■ Set task ■
Everything from the line with "Output the Python" down to the line with "shares = [41, 15, 4, 21, 4]" below must be printed exactly, those two lines included. Exclude pictures.

■ Supplied records ■
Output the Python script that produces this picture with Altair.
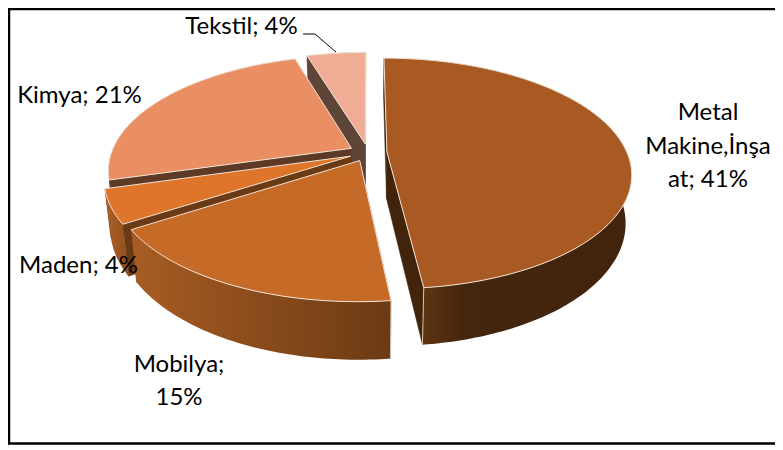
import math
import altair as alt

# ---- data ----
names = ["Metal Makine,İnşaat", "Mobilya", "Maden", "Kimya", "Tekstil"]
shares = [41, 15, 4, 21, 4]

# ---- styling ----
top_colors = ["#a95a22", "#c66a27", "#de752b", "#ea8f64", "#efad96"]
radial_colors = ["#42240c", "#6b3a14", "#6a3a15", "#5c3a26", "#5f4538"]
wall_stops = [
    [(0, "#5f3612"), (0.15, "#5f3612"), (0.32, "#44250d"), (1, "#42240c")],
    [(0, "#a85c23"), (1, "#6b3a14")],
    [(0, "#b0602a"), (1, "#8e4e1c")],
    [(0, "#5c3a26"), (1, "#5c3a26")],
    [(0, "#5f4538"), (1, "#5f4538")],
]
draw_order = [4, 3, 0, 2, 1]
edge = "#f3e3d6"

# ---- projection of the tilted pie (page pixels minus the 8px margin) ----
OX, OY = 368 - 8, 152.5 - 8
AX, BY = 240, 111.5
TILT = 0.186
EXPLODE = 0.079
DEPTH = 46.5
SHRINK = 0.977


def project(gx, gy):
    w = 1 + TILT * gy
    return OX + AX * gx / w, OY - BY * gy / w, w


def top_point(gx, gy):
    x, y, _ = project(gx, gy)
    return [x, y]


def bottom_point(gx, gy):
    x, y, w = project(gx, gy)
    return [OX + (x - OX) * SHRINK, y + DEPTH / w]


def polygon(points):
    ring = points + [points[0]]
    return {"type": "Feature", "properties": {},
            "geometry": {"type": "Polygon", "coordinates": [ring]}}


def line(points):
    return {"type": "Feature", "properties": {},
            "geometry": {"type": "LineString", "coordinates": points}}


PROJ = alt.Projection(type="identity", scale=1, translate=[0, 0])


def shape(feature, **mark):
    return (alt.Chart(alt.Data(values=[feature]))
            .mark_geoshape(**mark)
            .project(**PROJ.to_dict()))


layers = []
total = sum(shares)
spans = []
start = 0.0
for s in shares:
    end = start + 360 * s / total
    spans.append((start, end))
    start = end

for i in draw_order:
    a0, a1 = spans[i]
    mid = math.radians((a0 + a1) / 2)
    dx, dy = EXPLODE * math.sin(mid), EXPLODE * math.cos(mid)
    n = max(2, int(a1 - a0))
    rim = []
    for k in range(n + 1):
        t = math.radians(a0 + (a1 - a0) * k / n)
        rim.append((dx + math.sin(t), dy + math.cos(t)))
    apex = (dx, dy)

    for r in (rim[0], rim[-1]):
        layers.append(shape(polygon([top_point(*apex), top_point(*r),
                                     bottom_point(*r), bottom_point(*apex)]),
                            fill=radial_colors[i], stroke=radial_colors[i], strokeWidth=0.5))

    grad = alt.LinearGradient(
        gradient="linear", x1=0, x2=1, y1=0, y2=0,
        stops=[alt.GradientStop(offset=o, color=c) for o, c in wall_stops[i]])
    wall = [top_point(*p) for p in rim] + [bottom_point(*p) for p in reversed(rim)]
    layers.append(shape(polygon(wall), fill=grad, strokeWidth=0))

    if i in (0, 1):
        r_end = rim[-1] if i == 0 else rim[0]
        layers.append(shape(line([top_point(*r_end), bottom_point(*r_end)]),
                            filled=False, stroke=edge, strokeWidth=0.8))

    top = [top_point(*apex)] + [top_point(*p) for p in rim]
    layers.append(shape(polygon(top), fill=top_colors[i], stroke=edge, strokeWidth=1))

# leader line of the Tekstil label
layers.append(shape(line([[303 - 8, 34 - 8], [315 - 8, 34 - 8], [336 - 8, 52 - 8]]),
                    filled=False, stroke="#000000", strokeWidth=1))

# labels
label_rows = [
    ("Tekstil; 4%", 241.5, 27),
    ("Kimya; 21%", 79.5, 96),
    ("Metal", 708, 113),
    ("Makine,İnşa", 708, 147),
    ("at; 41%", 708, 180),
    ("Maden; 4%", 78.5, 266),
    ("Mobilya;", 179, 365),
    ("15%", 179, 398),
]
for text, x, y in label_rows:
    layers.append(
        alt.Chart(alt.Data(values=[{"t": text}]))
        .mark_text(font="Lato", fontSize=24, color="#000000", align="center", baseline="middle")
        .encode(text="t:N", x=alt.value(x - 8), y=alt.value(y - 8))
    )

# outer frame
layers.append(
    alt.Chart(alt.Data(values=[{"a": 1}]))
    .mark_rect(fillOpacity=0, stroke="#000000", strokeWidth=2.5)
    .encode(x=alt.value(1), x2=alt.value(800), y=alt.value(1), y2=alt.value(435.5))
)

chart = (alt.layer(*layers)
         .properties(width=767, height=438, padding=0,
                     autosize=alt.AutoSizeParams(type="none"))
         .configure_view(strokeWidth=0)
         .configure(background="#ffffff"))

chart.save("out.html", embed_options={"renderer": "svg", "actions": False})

* * *

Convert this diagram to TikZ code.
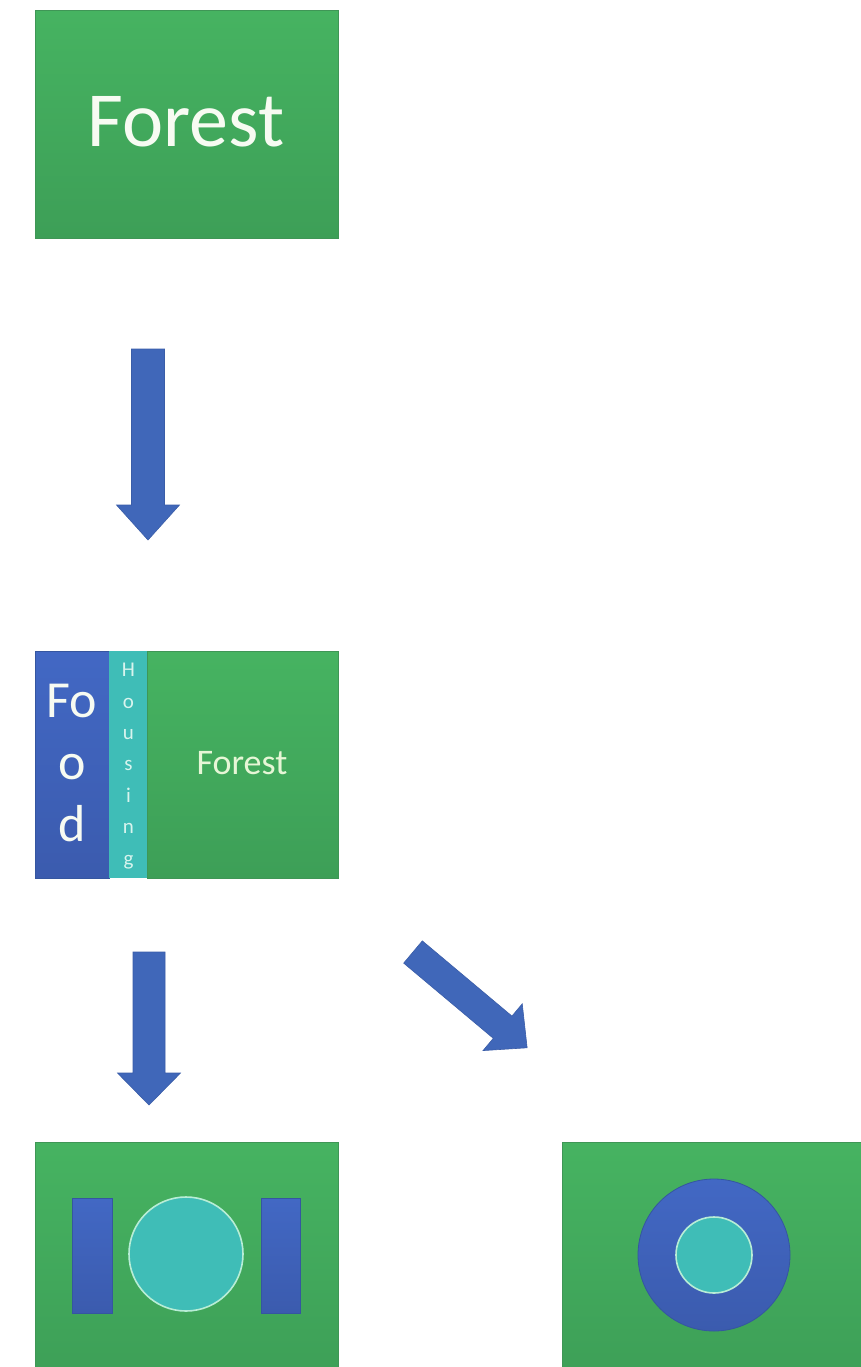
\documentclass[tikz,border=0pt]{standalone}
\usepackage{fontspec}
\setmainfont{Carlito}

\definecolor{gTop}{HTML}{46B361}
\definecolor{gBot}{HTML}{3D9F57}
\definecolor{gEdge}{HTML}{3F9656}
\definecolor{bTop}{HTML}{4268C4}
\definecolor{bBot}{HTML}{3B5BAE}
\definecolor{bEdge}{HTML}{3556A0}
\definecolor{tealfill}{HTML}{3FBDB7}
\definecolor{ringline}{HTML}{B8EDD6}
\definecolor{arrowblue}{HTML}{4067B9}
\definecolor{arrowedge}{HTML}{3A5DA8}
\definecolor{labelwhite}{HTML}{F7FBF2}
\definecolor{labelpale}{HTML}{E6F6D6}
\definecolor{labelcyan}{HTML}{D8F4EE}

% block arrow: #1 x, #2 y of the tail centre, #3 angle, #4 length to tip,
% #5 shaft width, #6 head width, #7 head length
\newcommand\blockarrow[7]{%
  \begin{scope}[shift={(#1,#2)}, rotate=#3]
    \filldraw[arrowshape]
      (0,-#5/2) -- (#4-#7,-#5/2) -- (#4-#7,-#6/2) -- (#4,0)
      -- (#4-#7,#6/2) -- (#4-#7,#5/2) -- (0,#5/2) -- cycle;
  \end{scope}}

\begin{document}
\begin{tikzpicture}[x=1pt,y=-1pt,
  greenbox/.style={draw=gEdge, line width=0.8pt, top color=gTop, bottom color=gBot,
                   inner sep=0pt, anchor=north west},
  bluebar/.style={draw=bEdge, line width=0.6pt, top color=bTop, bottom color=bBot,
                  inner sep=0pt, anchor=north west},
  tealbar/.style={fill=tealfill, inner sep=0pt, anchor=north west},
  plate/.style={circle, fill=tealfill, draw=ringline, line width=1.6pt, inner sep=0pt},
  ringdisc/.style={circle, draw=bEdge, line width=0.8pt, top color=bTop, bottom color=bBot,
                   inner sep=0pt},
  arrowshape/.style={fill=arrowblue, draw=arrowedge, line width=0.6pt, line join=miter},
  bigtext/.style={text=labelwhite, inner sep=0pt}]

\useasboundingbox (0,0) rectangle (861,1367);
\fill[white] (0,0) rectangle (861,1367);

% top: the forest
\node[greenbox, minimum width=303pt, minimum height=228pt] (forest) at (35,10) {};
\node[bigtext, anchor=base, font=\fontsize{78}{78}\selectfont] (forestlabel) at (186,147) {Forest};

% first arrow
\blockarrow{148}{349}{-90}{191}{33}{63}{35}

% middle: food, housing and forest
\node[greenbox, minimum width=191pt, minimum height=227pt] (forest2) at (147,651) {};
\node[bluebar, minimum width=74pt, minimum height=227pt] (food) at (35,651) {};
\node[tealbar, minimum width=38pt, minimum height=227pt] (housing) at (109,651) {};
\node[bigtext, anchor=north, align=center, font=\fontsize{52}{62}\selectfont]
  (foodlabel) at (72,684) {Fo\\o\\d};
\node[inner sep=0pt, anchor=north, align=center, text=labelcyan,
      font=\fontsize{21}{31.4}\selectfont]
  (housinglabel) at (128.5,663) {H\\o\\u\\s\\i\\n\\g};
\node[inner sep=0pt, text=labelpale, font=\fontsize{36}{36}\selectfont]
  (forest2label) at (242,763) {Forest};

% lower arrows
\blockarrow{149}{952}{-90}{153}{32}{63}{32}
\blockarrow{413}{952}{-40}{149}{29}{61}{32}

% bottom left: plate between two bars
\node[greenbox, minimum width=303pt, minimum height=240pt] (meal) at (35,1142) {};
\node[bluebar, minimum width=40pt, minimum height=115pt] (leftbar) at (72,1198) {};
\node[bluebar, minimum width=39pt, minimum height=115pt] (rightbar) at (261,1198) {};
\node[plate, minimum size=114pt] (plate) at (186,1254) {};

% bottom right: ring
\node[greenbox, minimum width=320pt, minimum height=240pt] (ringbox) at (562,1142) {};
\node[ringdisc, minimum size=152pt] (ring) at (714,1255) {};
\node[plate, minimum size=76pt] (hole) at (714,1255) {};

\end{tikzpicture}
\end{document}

* * *

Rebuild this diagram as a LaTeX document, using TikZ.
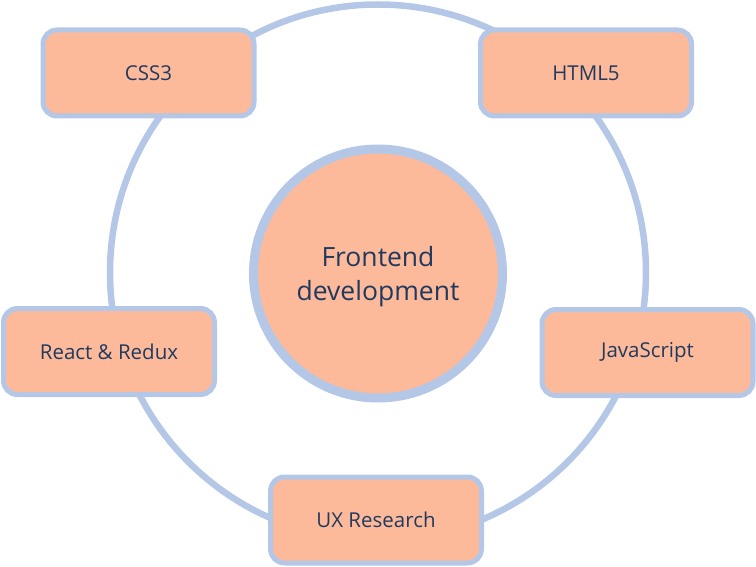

■ Written response ■
Output the Python script that produces this picture with Altair.
import math
import altair as alt

# ---- data ----
names = ["Metal Makine,İnşaat", "Mobilya", "Maden", "Kimya", "Tekstil"]
shares = [41, 15, 4, 21, 4]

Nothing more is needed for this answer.